Both sides sealed a “no limits” partnership in February last year — just before Russia invaded Ukraine — and agreed to have no “forbidden” areas of cooperation.
A “Russian tilt” in favor of Beijing “would clearly be bad for India” if war broke out between both nations, noted Felix K. Chang, a senior fellow at the Foreign Policy Research Institute, a Philadelphia-based think tank.
Even without a war, “China’s warm relationship with Russia could encourage Beijing to pursue its interests more forcefully in South Asia, whether on its disputed Himalayan border or with India’s surrounding neighbors,” he wrote in April. “That too could shift the power balance between China and India and lead to greater regional tensions.”
So India needs to “pick up the pace” in its embrace of the West, Chang added, “given how close the Russian-Ukrainian war has brought China and Russia.”
Move toward the U.S.
The West recognizes the challenge India faces in the Indo-Pacific region, said Pant from ORF, “that it needs Moscow in managing Beijing in the short to medium term, given its defense relationship with Russia.”
“That sensitivity is, perhaps, what’s driving the Western outreach to India, despite differences over Ukraine,” he said, adding national security concerns are driving India closer to the U.S.

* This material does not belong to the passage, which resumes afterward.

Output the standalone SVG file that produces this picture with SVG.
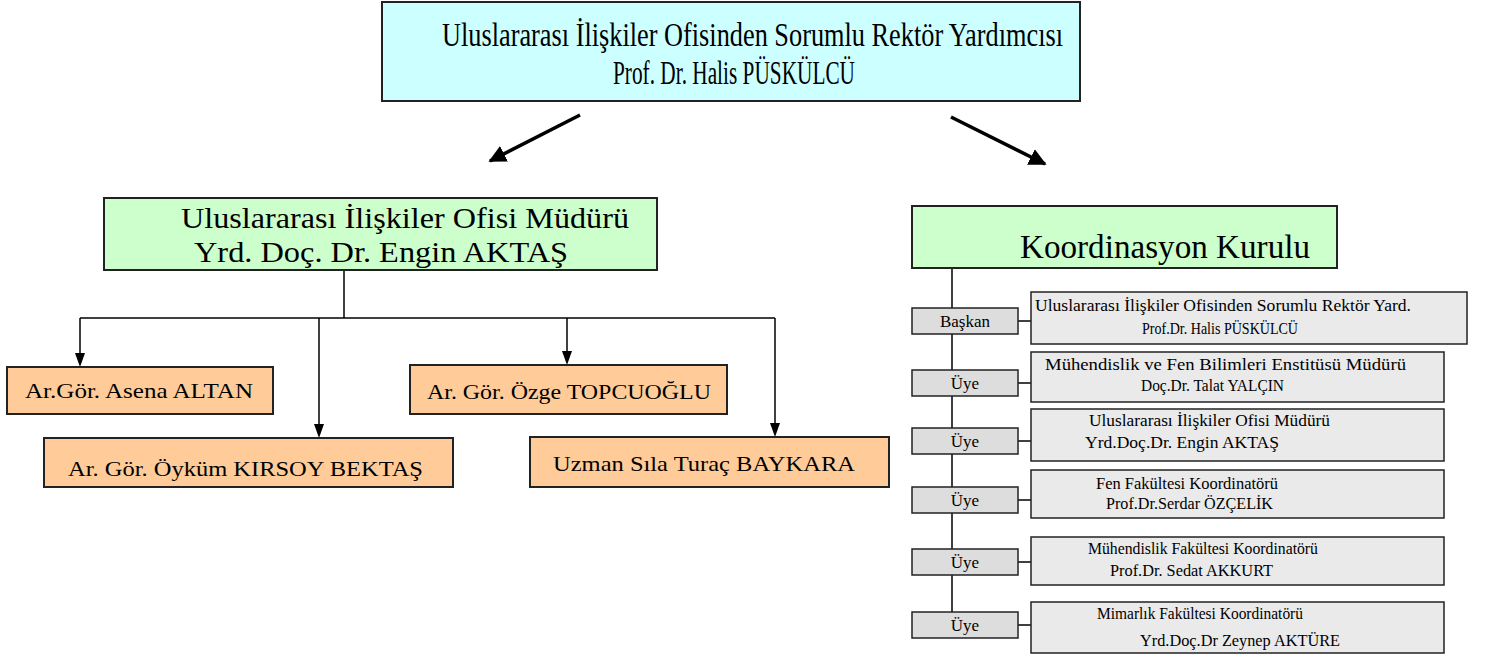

Indian Prime Minister Narendra Modi will join U.S. President Joe Biden and his counterparts from Australia and Japan at the third Quad leaders summit in Sydney on May 24. The Quad is an informal security alignment of the four major democracies that was forged in response to China’s rising strength in the Indo-Pacific.
While America sees “China as the main challenger to U.S. global primacy, it does not see India that way,” said Rajan Menon, director of the grand strategy program at Defense Priorities, a Washington-based think tank.
“To the contrary it views India, nowadays, as a partner to counterbalance China,” he noted.
“That overlapping strategic interest explains why Washington has not reacted to India’s alignment with Moscow in the way it has to the ‘no-limits’ friendship China has forged with Russia,” Menon said.
As for Russia, how it balances this evolving India-China dynamic will be its biggest test, noted Pant.
“It’ll be interesting to see how this triangle works. In the past, it had worked because there was this uniform sense among the three countries to talk of a multipolar world, where American unipolarity was the target,” he noted.
“Today, for India, it’s China’s attempt at creating hegemony in the Indo-Pacific is the target. For Russia and China, the priorities are different than for India,” Pant added. “Russia’s ability to manage India and China will be under the scanner,” as far as New Delhi is concerned.